Aluminum house
Toyo Ito – Aluminum House – Aluminum House in Sakurajosui – Setagaya-ku, Tokyo Japan, 1997-2000
Year
1997 - 2000
Architect
Toyo Ito
The "Aluminum House" was Ito's first project, completed in 1971, when he was 31 years old. It is incredible that even 50 years ago Ito attempted to collide the futuristic industrial material (aluminum) with our rustic heritage (the cabin or silo-like house design). When this house was conceived, Tokyo was in the midst of a rapid and frenetic transformation from a pre-modern, paternal-authoritarian society to one of the most engineered and "science fiction"-looking cities in the world.

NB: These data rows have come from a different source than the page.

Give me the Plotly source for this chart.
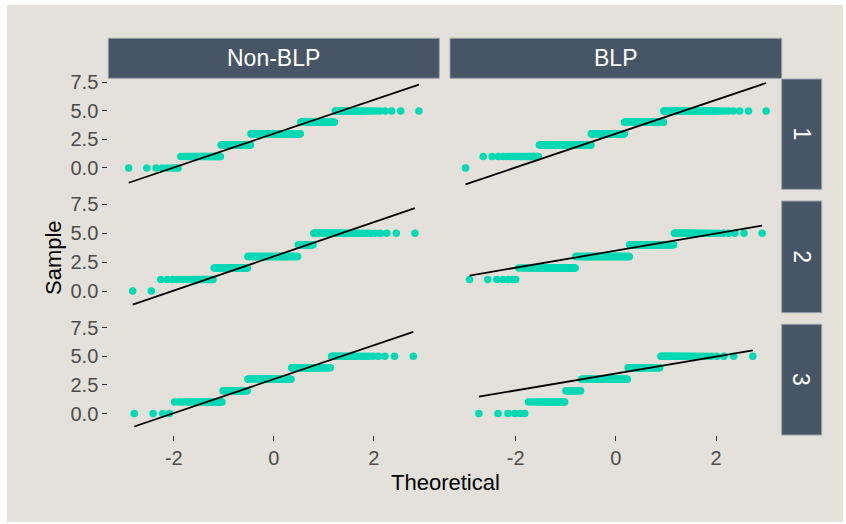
import numpy as np
import plotly.graph_objects as go
from statistics import NormalDist

# ---- data (sample value levels and their counts per facet) ----
levels = [0, 1, 2, 3, 4, 5]
col_labels = ["Non-BLP", "BLP"]
row_labels = ["1", "2", "3"]

counts_nonblp_1 = [8, 31, 48, 103, 50, 30]
counts_blp_1 = [1, 22, 92, 95, 97, 63]
counts_nonblp_2 = [2, 22, 39, 81, 21, 45]
counts_blp_2 = [0, 7, 53, 113, 77, 35]
counts_nonblp_3 = [4, 25, 28, 64, 45, 24]
counts_blp_3 = [6, 19, 14, 56, 35, 30]

x_tickvals = [-2, 0, 2]
x_ticktext = ["-2", "0", "2"]
y_tickvals = [0, 2.5, 5, 7.5]
y_ticktext = ["0.0", "2.5", "5.0", "7.5"]

panel_counts = [
    [counts_nonblp_1, counts_blp_1],
    [counts_nonblp_2, counts_blp_2],
    [counts_nonblp_3, counts_blp_3],
]

# ---- styling ----
W, H = 846, 524
BG = "#E3E1D9"
STRIP = "#475666"
PT = "#02D9B5"
FONT = "Liberation Sans, Arial, sans-serif"

col_px = [(108.3, 439.3), (450.0, 781.7)]
row_px = [(79.0, 189.3), (201.0, 312.7), (324.3, 435.0)]
x_range = [-3.31, 3.31]
y_range = [-1.88, 7.8]


def fx(px):
    return px / W


def fy(py):
    return 1 - py / H


nd = NormalDist()


def qq(counts):
    sample = np.repeat(levels, counts).astype(float)
    n = len(sample)
    theo = np.array([nd.inv_cdf((i + 0.5) / n) for i in range(n)])
    q = np.quantile(sample, [0.25, 0.75])
    t = [nd.inv_cdf(0.25), nd.inv_cdf(0.75)]
    slope = (q[1] - q[0]) / (t[1] - t[0])
    icpt = q[0] - slope * t[0]
    xl = np.array([theo.min(), theo.max()])
    return theo, sample, xl, icpt + slope * xl


fig = go.Figure()
layout = dict(
    width=W, height=H,
    margin=dict(l=0, r=0, t=0, b=0, pad=0),
    paper_bgcolor="white",
    plot_bgcolor=BG,
    showlegend=False,
    font=dict(family=FONT),
)

shapes = [dict(type="rect", xref="paper", yref="paper",
               x0=fx(7), x1=fx(843), y0=fy(522), y1=fy(5),
               fillcolor=BG, line=dict(width=0), layer="below")]
annotations = []

for r in range(3):
    for c in range(2):
        k = r * 2 + c + 1
        xs = "" if k == 1 else str(k)
        theo, sample, xl, yl = qq(panel_counts[r][c])
        fig.add_trace(go.Scatter(
            x=theo, y=sample, mode="markers",
            marker=dict(color=PT, size=7.5, line=dict(width=0)),
            xaxis="x" + xs, yaxis="y" + xs, hoverinfo="skip"))
        fig.add_trace(go.Scatter(
            x=xl, y=yl, mode="lines",
            line=dict(color="black", width=1.8),
            xaxis="x" + xs, yaxis="y" + xs, hoverinfo="skip"))
        show_x = (r == 2)
        show_y = (c == 0)
        layout["xaxis" + xs] = dict(
            domain=[fx(col_px[c][0]), fx(col_px[c][1])],
            anchor="y" + xs, range=x_range, automargin=False,
            showgrid=False, zeroline=False, showline=False,
            tickvals=x_tickvals, ticktext=x_ticktext,
            ticks="outside" if show_x else "", ticklen=5, tickwidth=1.3,
            tickcolor="#333333", showticklabels=show_x,
            tickfont=dict(size=20, color="#4D4D4D", family=FONT),
        )
        layout["yaxis" + xs] = dict(
            domain=[fy(row_px[r][1]), fy(row_px[r][0])],
            anchor="x" + xs, range=y_range, automargin=False,
            showgrid=False, zeroline=False, showline=False,
            tickvals=y_tickvals, ticktext=y_ticktext,
            ticks="outside" if show_y else "", ticklen=5, tickwidth=1.3,
            tickcolor="#333333", showticklabels=show_y,
            tickfont=dict(size=20, color="#4D4D4D", family=FONT),
        )

# top strips
for c in range(2):
    x0, x1 = col_px[c]
    shapes.append(dict(type="rect", xref="paper", yref="paper",
                       x0=fx(x0), x1=fx(x1), y0=fy(78.3), y1=fy(38.3),
                       fillcolor=STRIP, line=dict(color="#9AA2AA", width=1)))
    annotations.append(dict(text=col_labels[c], xref="paper", yref="paper",
                            x=fx((x0 + x1) / 2), y=fy(58.3), showarrow=False,
                            xanchor="center", yanchor="middle",
                            font=dict(size=23, color="white", family=FONT)))

# right strips
for r in range(3):
    y0, y1 = row_px[r]
    shapes.append(dict(type="rect", xref="paper", yref="paper",
                       x0=fx(781.7), x1=fx(821.7), y0=fy(y1), y1=fy(y0),
                       fillcolor=STRIP, line=dict(color="#9AA2AA", width=1)))
    annotations.append(dict(text=row_labels[r], xref="paper", yref="paper",
                            x=fx(801.7), y=fy((y0 + y1) / 2), showarrow=False,
                            textangle=90, xanchor="center", yanchor="middle",
                            font=dict(size=23, color="white", family=FONT)))

# axis titles
annotations.append(dict(text="Theoretical", xref="paper", yref="paper",
                        x=fx(445), y=fy(482), showarrow=False,
                        xanchor="center", yanchor="middle",
                        font=dict(size=22, color="black", family=FONT)))
annotations.append(dict(text="Sample", xref="paper", yref="paper",
                        x=fx(53), y=fy(257), showarrow=False, textangle=-90,
                        xanchor="center", yanchor="middle",
                        font=dict(size=22, color="black", family=FONT)))

layout["shapes"] = shapes
layout["annotations"] = annotations
fig.update_layout(**layout)
fig.write_html("out.html")
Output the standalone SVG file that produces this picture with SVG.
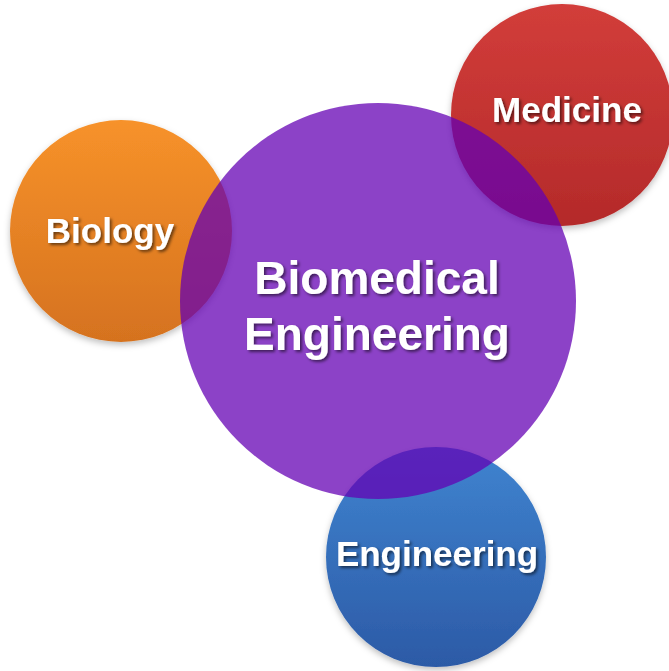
<svg xmlns="http://www.w3.org/2000/svg" width="669" height="671" viewBox="0 0 669 671">
<defs>
<linearGradient id="gOrange" x1="0" y1="0" x2="0" y2="1"><stop offset="0" stop-color="#f7922a"/><stop offset="1" stop-color="#d5721f"/></linearGradient>
<linearGradient id="gRed" x1="0" y1="0" x2="0" y2="1"><stop offset="0" stop-color="#d23d3a"/><stop offset="1" stop-color="#b42a2a"/></linearGradient>
<linearGradient id="gBlue" x1="0" y1="0" x2="0" y2="1"><stop offset="0" stop-color="#3f84d0"/><stop offset="1" stop-color="#2c5aa6"/></linearGradient>
<filter id="sh" x="-20%" y="-20%" width="140%" height="140%"><feDropShadow dx="0" dy="3" stdDeviation="3" flood-color="#000" flood-opacity="0.25"/></filter>
<filter id="tsh" x="-10%" y="-20%" width="120%" height="150%"><feDropShadow dx="2" dy="2" stdDeviation="1.5" flood-color="#000" flood-opacity="0.55"/></filter>
</defs>
<style>
text{font-family:"Liberation Sans",Arial,sans-serif;font-weight:bold;fill:#ffffff;text-anchor:middle;filter:url(#tsh)}
.s{font-size:35px}
.b{font-size:46px}
</style>
<rect width="669" height="671" fill="#ffffff"/>
<g id="biology"><circle cx="121" cy="231" r="111" fill="url(#gOrange)" filter="url(#sh)"/><text class="s" x="110" y="243">Biology</text></g>
<g id="medicine"><circle cx="562" cy="115" r="111" fill="url(#gRed)" filter="url(#sh)"/><text class="s" x="567" y="122">Medicine</text></g>
<g id="engineering"><circle cx="436" cy="557" r="110" fill="url(#gBlue)" filter="url(#sh)"/><text class="s" x="437" y="566">Engineering</text></g>
<g id="biomedical"><circle cx="378" cy="301" r="198" fill="#6400b4" fill-opacity="0.74"/><text class="b" x="377" y="294">Biomedical</text><text class="b" x="377" y="350">Engineering</text></g>
<g id="connectors"/>
</svg>
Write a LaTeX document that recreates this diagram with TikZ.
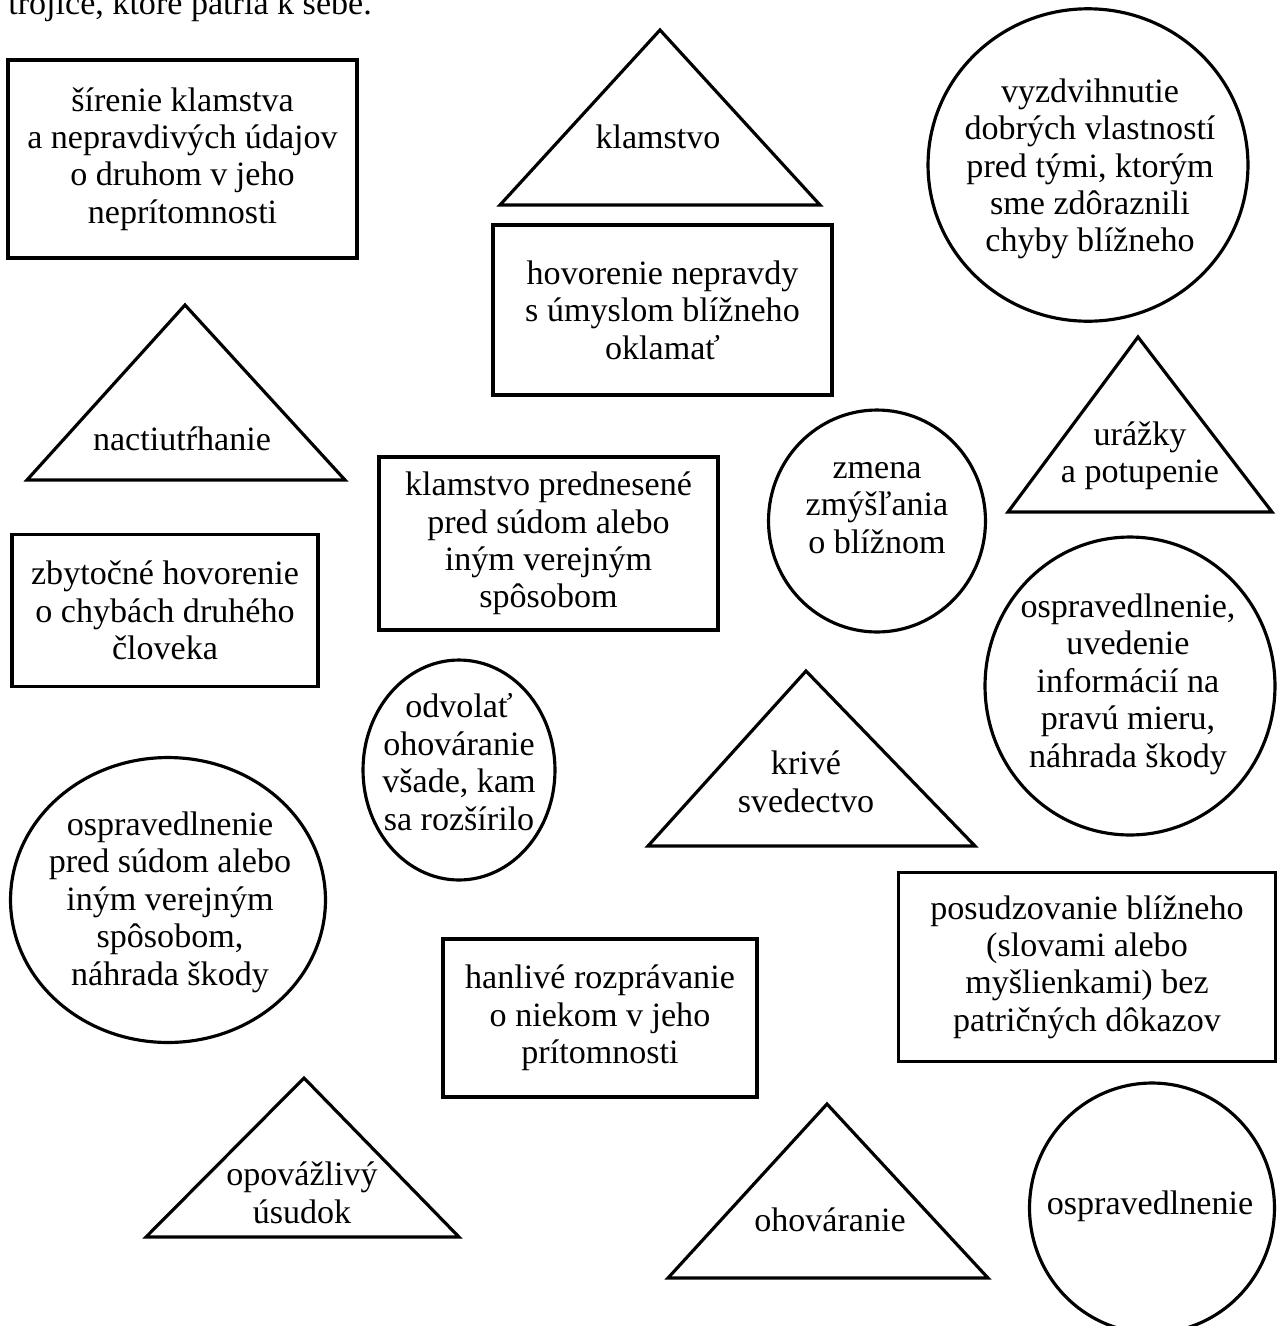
\documentclass[tikz,border=0pt]{standalone}
\usepackage{fontspec}
\setmainfont{Liberation Serif}
\usetikzlibrary{shapes.geometric}

\tikzset{
    obrys/.style={line width=1.8pt},
    box/.style={obrys, draw, rectangle, inner sep=0pt},
    kruh/.style={obrys, draw, ellipse, inner sep=0pt},
    napis/.style={align=center, inner sep=0pt, font=\fontsize{19.4}{21.3}\selectfont},
}

\begin{document}
\begin{tikzpicture}[x=0.02cm, y=-0.02cm]
    \useasboundingbox (0,0) rectangle (1276,1326);

    \node[napis, anchor=base west] (zadanie) at (8,14) {trojice, ktoré patria k sebe.};

    % obdlzniky
    \node[box, napis, minimum width=6.98cm, minimum height=3.96cm] (sirenie) at (182.5,159)
        {šírenie klamstva\\a nepravdivých údajov\\o druhom v jeho\\neprítomnosti};
    \node[box, napis, minimum width=6.78cm, minimum height=3.4cm] (hovorenie) at (662.5,310)
        {hovorenie nepravdy\\s úmyslom blížneho\\oklamať};
    \node[box, napis, minimum width=6.78cm, minimum height=3.46cm] (prednesene) at (548.5,543.5)
        {klamstvo prednesené\\pred súdom alebo\\iným verejným\\spôsobom};
    \node[box, napis, minimum width=6.12cm, minimum height=3.04cm] (zbytocne) at (165,610.5)
        {zbytočné hovorenie\\o chybách druhého\\človeka};
    \node[box, napis, minimum width=6.28cm, minimum height=3.16cm] (hanlive) at (600,1018)
        {hanlivé rozprávanie\\o niekom v jeho\\prítomnosti};
    \node[box, napis, minimum width=7.54cm, minimum height=3.78cm] (posudzovanie) at (1087,967)
        {posudzovanie blížneho\\(slovami alebo\\myšlienkami) bez\\patričných dôkazov};

    % kruhy
    \node[kruh, minimum width=6.4cm, minimum height=6.25cm] (vyzdvihnutie) at (1088,165) {};
    \node[napis] (vyzdvihnutie-t) at (1090,169)
        {vyzdvihnutie\\dobrých vlastností\\pred tými, ktorým\\sme zdôraznili\\chyby blížneho};
    \node[kruh, minimum width=4.34cm, minimum height=4.44cm] (zmena) at (877,521) {};
    \node[napis] (zmena-t) at (877,508) {zmena\\zmýšľania\\o blížnom};
    \node[kruh, minimum width=5.8cm, minimum height=5.96cm] (uvedenie) at (1130,686) {};
    \node[napis] (uvedenie-t) at (1128,684)
        {ospravedlnenie,\\uvedenie\\informácií na\\pravú mieru,\\náhrada škody};
    \node[kruh, minimum width=3.84cm, minimum height=4.4cm] (odvolat) at (459,770) {};
    \node[napis] (odvolat-t) at (459,762) {odvolať\\ohováranie\\všade, kam\\sa rozšírilo};
    \node[kruh, minimum width=6.3cm, minimum height=5.7cm] (pred-sudom) at (168,900) {};
    \node[napis] (pred-sudom-t) at (170,902)
        {ospravedlnenie\\pred súdom alebo\\iným verejným\\spôsobom,\\náhrada škody};
    \node[kruh, minimum width=4.9cm, minimum height=5cm] (ospravedlnenie) at (1152,1208) {};
    \node[napis] (ospravedlnenie-t) at (1150,1206) {ospravedlnenie};

    % trojuholniky
    \draw[obrys] (500,205) -- (660,30) -- (820,205) -- cycle;
    \node[napis] (klamstvo) at (658,137) {klamstvo};

    \draw[obrys] (27,480) -- (185,305) -- (345,480) -- cycle;
    \node[napis] (nactiutrhanie) at (182,439) {nactiutŕhanie};

    \draw[obrys] (1008,512) -- (1138,337) -- (1272,512) -- cycle;
    \node[napis] (urazky) at (1140,456) {urážky\\a potupenie};

    \draw[obrys] (648,846) -- (806,671) -- (975,846) -- cycle;
    \node[napis] (krive) at (806,782) {krivé\\svedectvo};

    \draw[obrys] (146,1237) -- (304,1078) -- (459,1237) -- cycle;
    \node[napis] (opovazlivy) at (302,1193) {opovážlivý\\úsudok};

    \draw[obrys] (668,1278) -- (827,1104) -- (988,1278) -- cycle;
    \node[napis] (ohovaranie) at (830,1220) {ohováranie};
\end{tikzpicture}
\end{document}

Ito chose aluminum as the most "organic" option among the artificial/industrial materials that dominated the big cities in the 70s. Downtown Tokyo was literally becoming a concrete jungle. Compared to concrete or steel that is vigorous, overwhelming and irreversible, aluminum retains a certain fluidity or dualism that compares to an organic material. It is changeable/modifiable because it is light, elastic and conductive. Depending on how it is processed, it can appear shiny or opaque, it can become hot or cold, it can be reflective or transformed to be semi-opaque.
If nothing can stop the rapid modernization driven by ever-evolving technology, how can humans react? How will our bodies, our senses, our mindset, and the long-standing heritage stored in our genes fit into a predominantly inorganic, static, and non-interactive environment? The Aluminum Hut was an experiment in finding a way to live “organically” in an increasingly inhuman society.